A ação do romance abarca a segunda metade do século XIX, período que corresponde ao governo de D. Pedro II. A juventude de Brás coincide com a Independência do Brasil, em 1822. Assim, sua chegada à idade adulta pode simbolizar a maturidade social brasileira.
ANÁLISE
Memórias póstumas de Brás Cubas se enquadra no gênero literário conhecido como sátira menipéia, no qual um morto se dirige aos vivos para criticar a sociedade humana. É exatamente o que faz o narrador, ao contar a história de sua vida após o próprio falecimento. A leitura do romance deve levar em conta a dupla condição do protagonista: há o Brás vivo e o Brás morto. Ao verme que primeiro roeu as frias carnes do meu cadáver dedico com saudosa lembrança estas memórias póstumas.
O Brás vivo é personagem da narrativa e vive uma existência marcada pelas futilidades sociais, pela volubilidade sentimental e pelo desprezo que manifesta pelos outros. O Brás morto é o narrador, que é capaz de expor sem nenhum pudor os próprios defeitos. Em primeiro lugar, porque já está morto e não pode mais ser atingido pela ira de seus contemporâneos. Em segundo, porque a condição em que está lhe dá a sabedoria necessária para perceber que seu modo de agir é semelhante ao de todos os seres humanos.

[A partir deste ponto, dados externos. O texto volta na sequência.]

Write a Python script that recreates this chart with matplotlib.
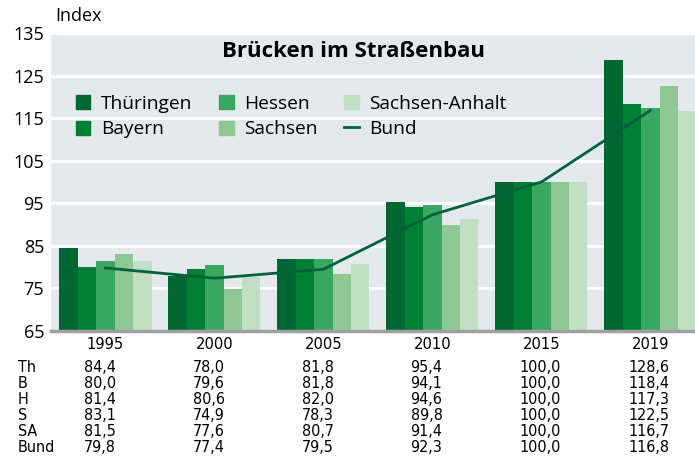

A sociedade é caracterizada como o espaço do jogo entre aparência e essência, onde as pessoas interpretam papéis e fingem ser o que realmente não são. A impossibilidade de conhecer as profundezas da alma não impede o narrador de reconhecer a miséria moral da humanidade.
Essa descoberta é sustentada sem problemas pelo Brás vivo, embasado na filosofia do humanitismo, que afirma que toda atitude humana, boa ou má, é justificável como um ato de preservação da espécie. O Brás morto, de sua parte, é capaz de olhar com ceticismo a própria teoria, chegando a uma conclusão que nada tem de otimista: por ele, a espécie humana termina ali, já que não deixa herdeiros da “nossa miséria”.